*Problem description*.
Below are some entries. Transcribe the lines from the one holding "Clone this chart in D3.js." to the one holding "2.273, 2.198, 2.168];", inclusive, but not the pictures among them.
## Begin Given records
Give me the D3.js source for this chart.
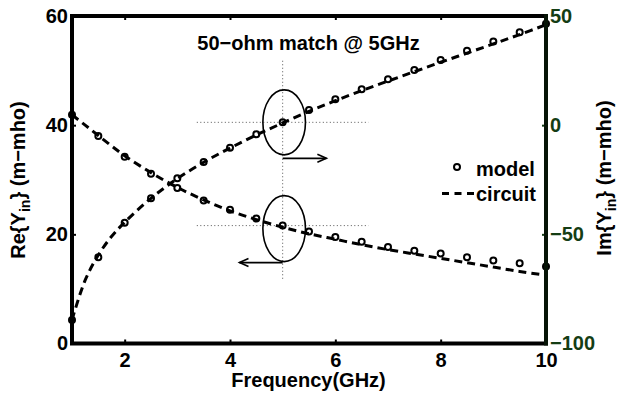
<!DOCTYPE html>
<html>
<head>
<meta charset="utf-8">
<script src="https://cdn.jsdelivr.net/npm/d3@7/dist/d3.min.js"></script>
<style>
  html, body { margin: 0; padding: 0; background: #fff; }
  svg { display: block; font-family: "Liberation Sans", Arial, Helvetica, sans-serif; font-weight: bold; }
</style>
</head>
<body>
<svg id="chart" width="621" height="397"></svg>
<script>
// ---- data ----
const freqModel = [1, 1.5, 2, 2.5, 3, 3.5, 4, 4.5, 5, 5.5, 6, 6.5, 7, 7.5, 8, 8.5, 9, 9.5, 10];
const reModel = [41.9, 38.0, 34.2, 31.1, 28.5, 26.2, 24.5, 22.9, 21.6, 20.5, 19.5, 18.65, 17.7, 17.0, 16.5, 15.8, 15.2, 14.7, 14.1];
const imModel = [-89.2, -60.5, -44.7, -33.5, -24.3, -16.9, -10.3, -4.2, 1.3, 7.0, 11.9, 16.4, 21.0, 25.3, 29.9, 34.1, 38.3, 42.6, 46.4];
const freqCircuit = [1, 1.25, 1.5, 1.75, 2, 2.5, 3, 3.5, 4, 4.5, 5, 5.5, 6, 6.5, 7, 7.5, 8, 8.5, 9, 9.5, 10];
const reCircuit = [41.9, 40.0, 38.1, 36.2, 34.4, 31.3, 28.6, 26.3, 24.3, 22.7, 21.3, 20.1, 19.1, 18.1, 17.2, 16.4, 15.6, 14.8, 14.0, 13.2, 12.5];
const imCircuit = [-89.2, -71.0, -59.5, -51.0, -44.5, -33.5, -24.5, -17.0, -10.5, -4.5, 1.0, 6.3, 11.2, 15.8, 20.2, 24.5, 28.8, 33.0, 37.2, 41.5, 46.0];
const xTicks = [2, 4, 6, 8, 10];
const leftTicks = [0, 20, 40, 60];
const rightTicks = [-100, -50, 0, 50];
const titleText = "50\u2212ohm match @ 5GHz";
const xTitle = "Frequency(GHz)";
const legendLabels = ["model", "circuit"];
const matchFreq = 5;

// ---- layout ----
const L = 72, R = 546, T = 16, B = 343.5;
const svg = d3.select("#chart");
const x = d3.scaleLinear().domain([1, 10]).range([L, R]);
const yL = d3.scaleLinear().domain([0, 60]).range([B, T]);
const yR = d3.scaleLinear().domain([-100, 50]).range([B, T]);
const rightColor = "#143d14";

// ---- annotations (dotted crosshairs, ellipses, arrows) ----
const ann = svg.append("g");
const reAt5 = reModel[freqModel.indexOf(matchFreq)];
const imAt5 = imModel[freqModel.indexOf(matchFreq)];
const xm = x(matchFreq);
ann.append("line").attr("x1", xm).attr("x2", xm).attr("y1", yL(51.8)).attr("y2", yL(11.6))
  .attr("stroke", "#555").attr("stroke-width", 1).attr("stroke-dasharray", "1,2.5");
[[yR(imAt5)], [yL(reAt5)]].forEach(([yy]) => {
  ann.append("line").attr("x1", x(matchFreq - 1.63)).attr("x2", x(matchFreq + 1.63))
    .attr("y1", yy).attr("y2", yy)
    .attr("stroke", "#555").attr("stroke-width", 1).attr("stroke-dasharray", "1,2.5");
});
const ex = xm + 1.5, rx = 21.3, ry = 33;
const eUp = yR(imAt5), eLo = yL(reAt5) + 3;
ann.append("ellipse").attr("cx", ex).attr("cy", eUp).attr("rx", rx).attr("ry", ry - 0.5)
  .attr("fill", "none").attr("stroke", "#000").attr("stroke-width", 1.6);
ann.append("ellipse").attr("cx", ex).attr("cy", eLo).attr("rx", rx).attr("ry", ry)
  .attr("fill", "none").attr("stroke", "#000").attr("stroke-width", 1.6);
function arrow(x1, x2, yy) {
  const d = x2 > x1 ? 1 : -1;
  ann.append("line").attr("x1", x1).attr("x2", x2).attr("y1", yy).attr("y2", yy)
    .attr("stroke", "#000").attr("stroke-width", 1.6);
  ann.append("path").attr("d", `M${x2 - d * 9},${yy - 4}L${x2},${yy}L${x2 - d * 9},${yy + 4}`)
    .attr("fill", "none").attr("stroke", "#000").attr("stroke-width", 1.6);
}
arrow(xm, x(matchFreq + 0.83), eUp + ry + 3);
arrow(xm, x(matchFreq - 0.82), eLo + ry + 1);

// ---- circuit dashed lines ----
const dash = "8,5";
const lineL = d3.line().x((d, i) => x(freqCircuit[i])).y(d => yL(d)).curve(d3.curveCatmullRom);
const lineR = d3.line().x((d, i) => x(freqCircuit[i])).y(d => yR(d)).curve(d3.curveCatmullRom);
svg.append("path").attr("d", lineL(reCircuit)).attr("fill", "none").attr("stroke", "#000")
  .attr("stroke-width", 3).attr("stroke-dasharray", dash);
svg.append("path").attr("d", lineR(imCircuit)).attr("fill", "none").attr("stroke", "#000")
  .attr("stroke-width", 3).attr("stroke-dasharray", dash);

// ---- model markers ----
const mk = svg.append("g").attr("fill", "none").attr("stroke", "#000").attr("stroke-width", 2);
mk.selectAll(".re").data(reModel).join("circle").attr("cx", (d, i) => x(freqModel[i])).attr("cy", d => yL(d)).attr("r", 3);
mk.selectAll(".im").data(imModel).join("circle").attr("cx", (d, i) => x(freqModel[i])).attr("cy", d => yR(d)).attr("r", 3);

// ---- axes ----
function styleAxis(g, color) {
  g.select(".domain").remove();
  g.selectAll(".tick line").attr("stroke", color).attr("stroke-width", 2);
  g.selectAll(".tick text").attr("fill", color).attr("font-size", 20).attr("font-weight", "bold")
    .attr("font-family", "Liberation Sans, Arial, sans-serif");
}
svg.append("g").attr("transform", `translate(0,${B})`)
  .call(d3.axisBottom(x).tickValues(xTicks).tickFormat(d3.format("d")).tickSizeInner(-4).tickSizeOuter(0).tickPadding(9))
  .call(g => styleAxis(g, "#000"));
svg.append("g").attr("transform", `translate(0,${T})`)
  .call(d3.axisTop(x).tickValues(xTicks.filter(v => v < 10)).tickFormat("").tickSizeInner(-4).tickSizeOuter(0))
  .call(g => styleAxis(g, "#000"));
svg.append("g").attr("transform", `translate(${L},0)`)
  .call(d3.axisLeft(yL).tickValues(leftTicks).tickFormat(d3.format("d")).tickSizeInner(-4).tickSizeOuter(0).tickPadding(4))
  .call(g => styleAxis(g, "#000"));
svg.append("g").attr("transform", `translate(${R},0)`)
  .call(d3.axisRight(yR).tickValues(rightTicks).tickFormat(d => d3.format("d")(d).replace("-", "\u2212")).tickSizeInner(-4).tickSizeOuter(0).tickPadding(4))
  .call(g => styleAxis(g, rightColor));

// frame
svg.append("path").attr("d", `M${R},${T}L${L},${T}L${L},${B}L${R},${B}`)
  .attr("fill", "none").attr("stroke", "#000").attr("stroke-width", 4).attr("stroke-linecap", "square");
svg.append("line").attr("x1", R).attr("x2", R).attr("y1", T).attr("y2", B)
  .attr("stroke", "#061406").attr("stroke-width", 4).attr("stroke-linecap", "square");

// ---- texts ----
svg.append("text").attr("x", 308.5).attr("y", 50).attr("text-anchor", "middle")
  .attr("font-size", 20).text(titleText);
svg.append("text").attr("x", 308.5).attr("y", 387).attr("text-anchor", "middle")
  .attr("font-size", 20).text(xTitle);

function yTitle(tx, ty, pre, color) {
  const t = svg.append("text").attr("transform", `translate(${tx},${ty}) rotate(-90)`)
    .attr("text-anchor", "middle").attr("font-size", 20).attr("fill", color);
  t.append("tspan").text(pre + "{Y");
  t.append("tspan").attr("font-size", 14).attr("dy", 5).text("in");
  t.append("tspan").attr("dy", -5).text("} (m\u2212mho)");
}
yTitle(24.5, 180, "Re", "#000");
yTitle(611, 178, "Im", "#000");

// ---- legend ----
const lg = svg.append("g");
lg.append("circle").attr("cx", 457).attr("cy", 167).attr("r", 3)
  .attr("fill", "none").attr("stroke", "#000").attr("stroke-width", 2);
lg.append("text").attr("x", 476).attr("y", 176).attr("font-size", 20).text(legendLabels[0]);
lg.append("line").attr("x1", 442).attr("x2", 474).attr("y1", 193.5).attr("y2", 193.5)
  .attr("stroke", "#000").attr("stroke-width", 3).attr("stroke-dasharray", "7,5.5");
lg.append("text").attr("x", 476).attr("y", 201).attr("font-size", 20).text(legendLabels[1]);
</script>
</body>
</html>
## End Given records
## Begin Given records
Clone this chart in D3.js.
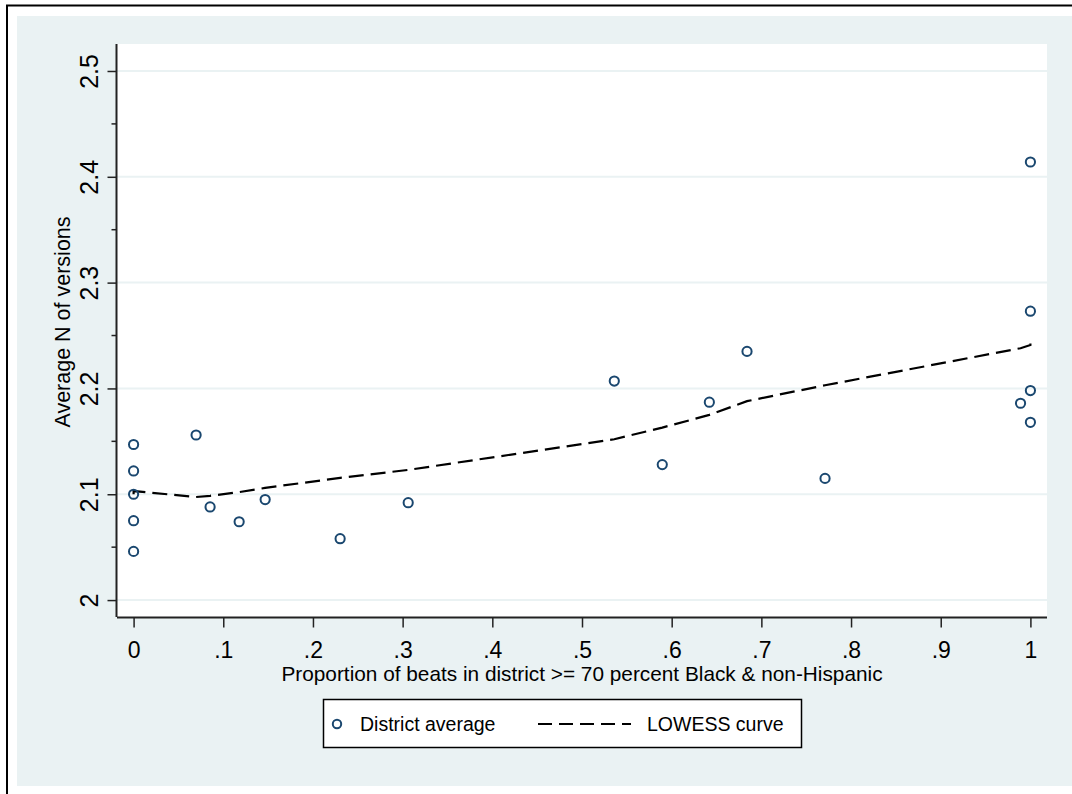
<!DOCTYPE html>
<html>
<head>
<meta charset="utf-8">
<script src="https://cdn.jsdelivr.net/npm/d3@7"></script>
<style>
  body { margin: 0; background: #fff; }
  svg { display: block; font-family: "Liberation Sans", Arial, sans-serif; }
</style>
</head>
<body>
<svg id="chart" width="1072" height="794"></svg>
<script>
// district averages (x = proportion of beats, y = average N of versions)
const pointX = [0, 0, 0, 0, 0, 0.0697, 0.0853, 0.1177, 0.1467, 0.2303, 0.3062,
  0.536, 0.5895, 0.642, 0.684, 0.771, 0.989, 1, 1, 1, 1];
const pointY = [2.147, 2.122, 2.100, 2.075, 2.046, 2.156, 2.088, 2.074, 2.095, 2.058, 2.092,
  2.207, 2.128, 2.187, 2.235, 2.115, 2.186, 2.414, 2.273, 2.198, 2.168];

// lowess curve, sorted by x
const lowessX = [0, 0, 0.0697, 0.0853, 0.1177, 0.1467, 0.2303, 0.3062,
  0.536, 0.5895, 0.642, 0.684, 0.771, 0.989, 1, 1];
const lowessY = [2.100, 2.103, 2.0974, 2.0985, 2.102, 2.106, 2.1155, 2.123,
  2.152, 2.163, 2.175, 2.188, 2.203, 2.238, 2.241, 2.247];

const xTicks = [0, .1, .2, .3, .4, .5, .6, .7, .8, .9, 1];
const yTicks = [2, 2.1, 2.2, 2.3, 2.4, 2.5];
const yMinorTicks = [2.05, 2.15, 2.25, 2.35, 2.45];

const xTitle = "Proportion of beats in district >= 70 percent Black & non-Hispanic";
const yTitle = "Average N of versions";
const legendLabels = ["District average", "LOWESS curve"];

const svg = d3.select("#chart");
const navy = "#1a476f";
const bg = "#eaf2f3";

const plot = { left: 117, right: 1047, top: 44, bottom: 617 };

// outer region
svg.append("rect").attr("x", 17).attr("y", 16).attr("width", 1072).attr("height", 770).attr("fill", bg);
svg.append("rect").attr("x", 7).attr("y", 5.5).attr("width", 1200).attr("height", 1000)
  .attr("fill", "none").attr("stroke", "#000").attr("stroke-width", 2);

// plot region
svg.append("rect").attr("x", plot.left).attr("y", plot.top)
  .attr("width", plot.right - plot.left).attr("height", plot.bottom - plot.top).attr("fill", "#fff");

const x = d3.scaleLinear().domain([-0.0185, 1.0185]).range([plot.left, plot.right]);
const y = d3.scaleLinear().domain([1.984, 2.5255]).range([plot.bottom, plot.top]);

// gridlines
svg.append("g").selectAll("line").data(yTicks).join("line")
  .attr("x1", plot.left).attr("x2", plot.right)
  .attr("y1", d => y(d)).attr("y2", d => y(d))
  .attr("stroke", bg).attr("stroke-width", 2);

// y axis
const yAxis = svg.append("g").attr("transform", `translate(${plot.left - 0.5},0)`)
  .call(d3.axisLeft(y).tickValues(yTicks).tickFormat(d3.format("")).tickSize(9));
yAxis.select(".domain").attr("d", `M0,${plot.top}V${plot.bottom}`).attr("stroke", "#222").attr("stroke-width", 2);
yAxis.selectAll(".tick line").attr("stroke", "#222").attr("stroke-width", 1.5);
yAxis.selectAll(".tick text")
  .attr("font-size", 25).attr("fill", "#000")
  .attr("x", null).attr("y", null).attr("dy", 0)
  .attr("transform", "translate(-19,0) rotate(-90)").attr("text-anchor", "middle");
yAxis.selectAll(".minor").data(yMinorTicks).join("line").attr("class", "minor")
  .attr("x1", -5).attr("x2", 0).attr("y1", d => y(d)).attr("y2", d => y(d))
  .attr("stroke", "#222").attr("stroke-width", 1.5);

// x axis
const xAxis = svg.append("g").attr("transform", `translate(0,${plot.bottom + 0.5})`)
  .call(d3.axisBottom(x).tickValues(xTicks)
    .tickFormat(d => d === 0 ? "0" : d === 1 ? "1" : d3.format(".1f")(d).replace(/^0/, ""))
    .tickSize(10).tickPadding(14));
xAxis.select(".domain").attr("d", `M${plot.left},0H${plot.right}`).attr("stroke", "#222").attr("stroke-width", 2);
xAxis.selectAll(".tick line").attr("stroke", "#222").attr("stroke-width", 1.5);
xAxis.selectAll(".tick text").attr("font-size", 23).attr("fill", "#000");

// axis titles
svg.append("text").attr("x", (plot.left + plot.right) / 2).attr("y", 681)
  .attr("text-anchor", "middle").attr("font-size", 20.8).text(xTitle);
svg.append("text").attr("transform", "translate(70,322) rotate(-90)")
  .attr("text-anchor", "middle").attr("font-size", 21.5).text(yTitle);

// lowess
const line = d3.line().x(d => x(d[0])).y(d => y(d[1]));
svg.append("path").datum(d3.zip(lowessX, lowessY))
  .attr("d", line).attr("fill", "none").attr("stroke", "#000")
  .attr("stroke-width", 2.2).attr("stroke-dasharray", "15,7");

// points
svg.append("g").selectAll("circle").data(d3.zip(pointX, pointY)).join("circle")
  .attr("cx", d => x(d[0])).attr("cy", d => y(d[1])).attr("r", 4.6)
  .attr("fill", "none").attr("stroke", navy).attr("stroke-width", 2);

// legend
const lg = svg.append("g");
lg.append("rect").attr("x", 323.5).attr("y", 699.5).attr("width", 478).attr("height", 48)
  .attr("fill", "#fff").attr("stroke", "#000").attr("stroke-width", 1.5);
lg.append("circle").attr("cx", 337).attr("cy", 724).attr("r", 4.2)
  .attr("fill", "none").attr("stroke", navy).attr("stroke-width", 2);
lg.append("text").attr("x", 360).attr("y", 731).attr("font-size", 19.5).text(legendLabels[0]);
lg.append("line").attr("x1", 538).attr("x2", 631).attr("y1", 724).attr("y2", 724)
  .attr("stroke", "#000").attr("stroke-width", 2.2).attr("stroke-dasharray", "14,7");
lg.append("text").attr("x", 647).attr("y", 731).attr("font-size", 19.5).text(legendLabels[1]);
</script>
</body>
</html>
## End Given records
## Begin Given records
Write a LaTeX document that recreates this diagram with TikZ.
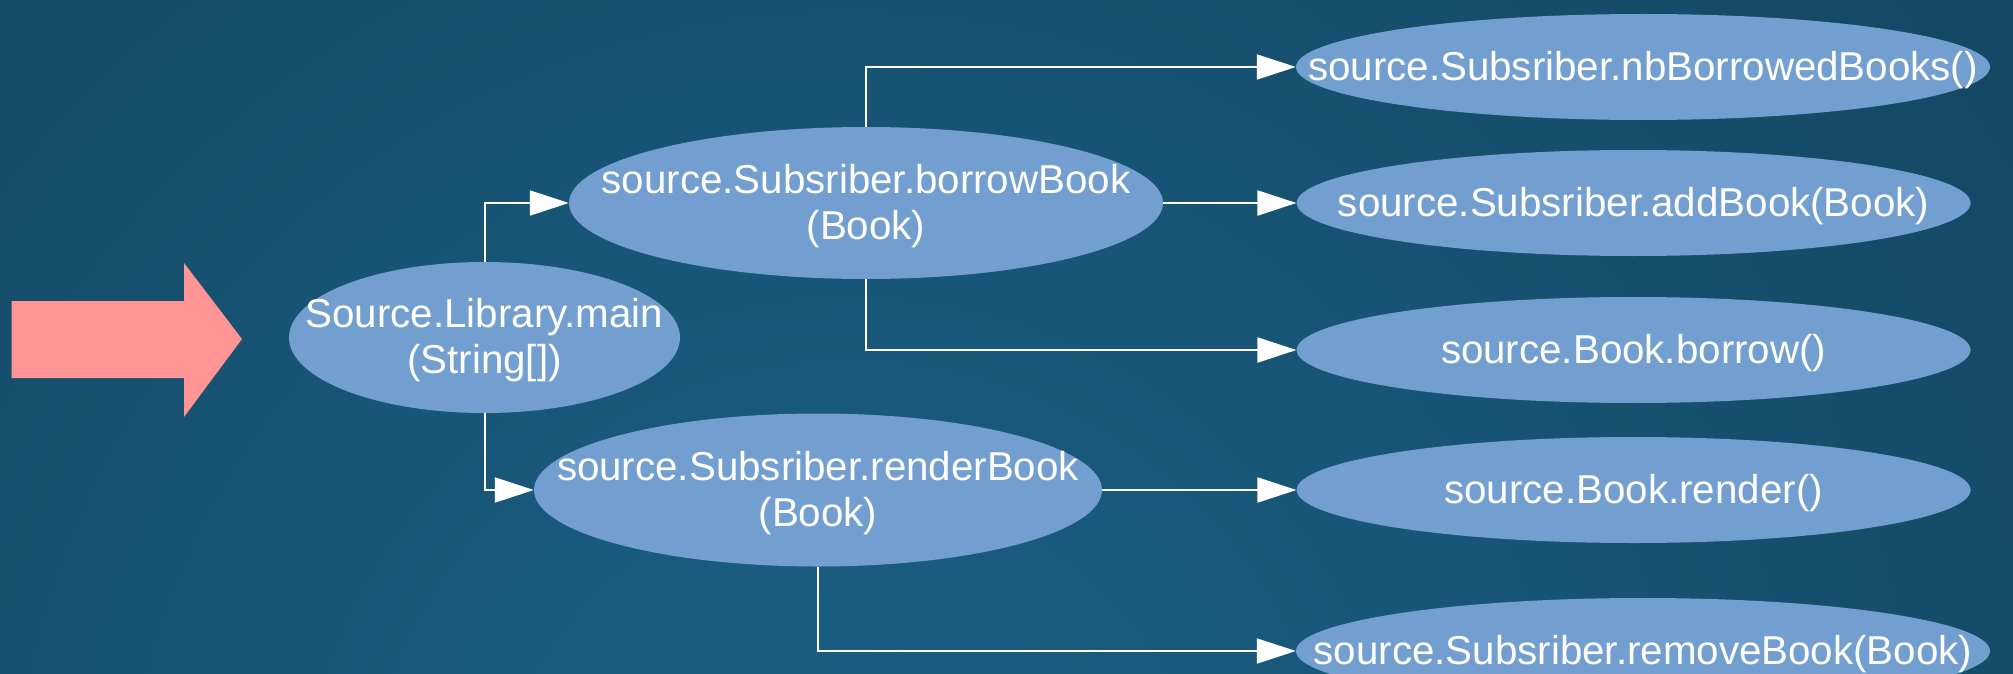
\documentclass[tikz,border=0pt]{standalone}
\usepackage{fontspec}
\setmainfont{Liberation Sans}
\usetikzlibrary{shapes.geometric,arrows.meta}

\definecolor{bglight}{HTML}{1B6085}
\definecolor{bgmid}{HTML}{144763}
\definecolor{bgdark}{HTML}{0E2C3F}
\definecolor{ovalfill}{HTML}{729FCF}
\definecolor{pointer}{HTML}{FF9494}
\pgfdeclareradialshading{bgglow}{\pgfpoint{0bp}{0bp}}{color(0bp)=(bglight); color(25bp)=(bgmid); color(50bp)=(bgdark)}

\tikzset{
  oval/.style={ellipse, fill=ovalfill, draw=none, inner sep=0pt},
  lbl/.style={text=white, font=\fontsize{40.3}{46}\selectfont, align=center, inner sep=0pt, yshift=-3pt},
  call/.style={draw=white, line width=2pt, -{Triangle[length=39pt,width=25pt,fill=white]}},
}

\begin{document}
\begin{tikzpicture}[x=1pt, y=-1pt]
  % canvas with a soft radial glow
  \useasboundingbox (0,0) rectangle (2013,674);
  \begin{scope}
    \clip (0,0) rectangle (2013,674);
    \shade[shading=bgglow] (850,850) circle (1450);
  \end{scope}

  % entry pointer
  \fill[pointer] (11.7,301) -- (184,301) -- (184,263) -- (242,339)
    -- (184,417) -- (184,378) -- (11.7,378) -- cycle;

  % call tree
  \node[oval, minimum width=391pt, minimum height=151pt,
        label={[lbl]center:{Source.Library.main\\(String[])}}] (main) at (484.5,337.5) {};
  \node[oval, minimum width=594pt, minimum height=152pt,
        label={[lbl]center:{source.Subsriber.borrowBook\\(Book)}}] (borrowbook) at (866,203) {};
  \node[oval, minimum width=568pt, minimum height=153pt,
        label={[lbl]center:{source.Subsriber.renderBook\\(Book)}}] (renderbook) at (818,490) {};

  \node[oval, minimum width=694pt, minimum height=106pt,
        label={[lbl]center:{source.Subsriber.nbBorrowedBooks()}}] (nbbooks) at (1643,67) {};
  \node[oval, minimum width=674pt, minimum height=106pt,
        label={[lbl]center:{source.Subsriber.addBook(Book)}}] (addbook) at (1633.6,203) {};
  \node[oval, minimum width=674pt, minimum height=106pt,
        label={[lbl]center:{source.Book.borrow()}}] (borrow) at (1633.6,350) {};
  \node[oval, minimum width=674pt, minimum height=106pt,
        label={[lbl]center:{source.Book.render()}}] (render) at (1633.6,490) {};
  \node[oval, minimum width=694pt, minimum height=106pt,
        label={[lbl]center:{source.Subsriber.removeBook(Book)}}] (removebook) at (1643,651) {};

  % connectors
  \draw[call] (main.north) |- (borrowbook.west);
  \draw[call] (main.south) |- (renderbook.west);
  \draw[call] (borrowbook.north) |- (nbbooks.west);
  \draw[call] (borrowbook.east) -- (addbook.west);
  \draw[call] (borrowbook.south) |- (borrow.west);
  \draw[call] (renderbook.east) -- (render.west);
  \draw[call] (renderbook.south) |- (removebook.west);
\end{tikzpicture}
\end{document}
## End Given records
*Response*.
Clone this chart in D3.js.
<!DOCTYPE html>
<html>
<head>
<meta charset="utf-8">
<script src="https://cdn.jsdelivr.net/npm/d3@7"></script>
<style>
  body { margin: 0; background: #fff; }
  svg { display: block; font-family: "Liberation Sans", Arial, sans-serif; }
</style>
</head>
<body>
<svg id="chart" width="1072" height="794"></svg>
<script>
// district averages (x = proportion of beats, y = average N of versions)
const pointX = [0, 0, 0, 0, 0, 0.0697, 0.0853, 0.1177, 0.1467, 0.2303, 0.3062,
  0.536, 0.5895, 0.642, 0.684, 0.771, 0.989, 1, 1, 1, 1];
const pointY = [2.147, 2.122, 2.100, 2.075, 2.046, 2.156, 2.088, 2.074, 2.095, 2.058, 2.092,
  2.207, 2.128, 2.187, 2.235, 2.115, 2.186, 2.414, 2.273, 2.198, 2.168];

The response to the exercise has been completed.